2020 Missouri License Proposal is Dead

Again, this year, the Missouri Senate had brought back a misguided attempt to license fire protection contractors. Senate Bill 559 would have required that any company involved in the design, installation, maintenance, construction, alteration, repair, and inspection of any “fire suppression system”, would need to have a statewide mechanical license issued by a new Office of Mechanical Contractors.

Mike Joanis, NFSA Director of Contractor Services, wrote a letter to bill sponsor, Senator Schatz, in early April, expressing the voice of the sprinkler industry. Fire chiefs and fire marshals also voiced their concern to the senator, who has now pulled the bill from the senate. The bill is essentially dead for now.

SB 559 stated that a mechanical contractor shall provide only 8 hours of training to employees each year. The bill went on to say that political subdivisions may establish their own local mechanical contractor’s license but must recognize a statewide license for the purposes of performing work or obtaining permits to perform work. No political subdivision may require fire suppression employees to obtain journeymen licenses, apprenticeship licenses, or occupational licenses that require passing any examination or any basic test to assess proficiency.

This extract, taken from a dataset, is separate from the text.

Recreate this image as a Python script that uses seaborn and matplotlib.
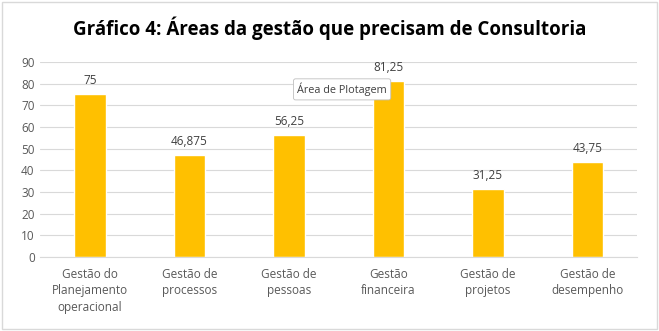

Fire suppression and fire protection systems are integral part of our modern building environment and are often life safety systems. Senate Bill 559, however, did not provide sufficient fire protection training or education for the license holder to design and install these technical systems. A licensure should be a way for the public to ensure that an individual or company has met testing and competency standards based upon industry standard practices. Instead this bill, would have “lowered the bar” of competency for fire protection and suppression system contractors. Without an acceptable level of certification and training, there could be disastrous consequences from unwanted system activation to failure of a system to operate, causing catastrophic property damage or loss of life.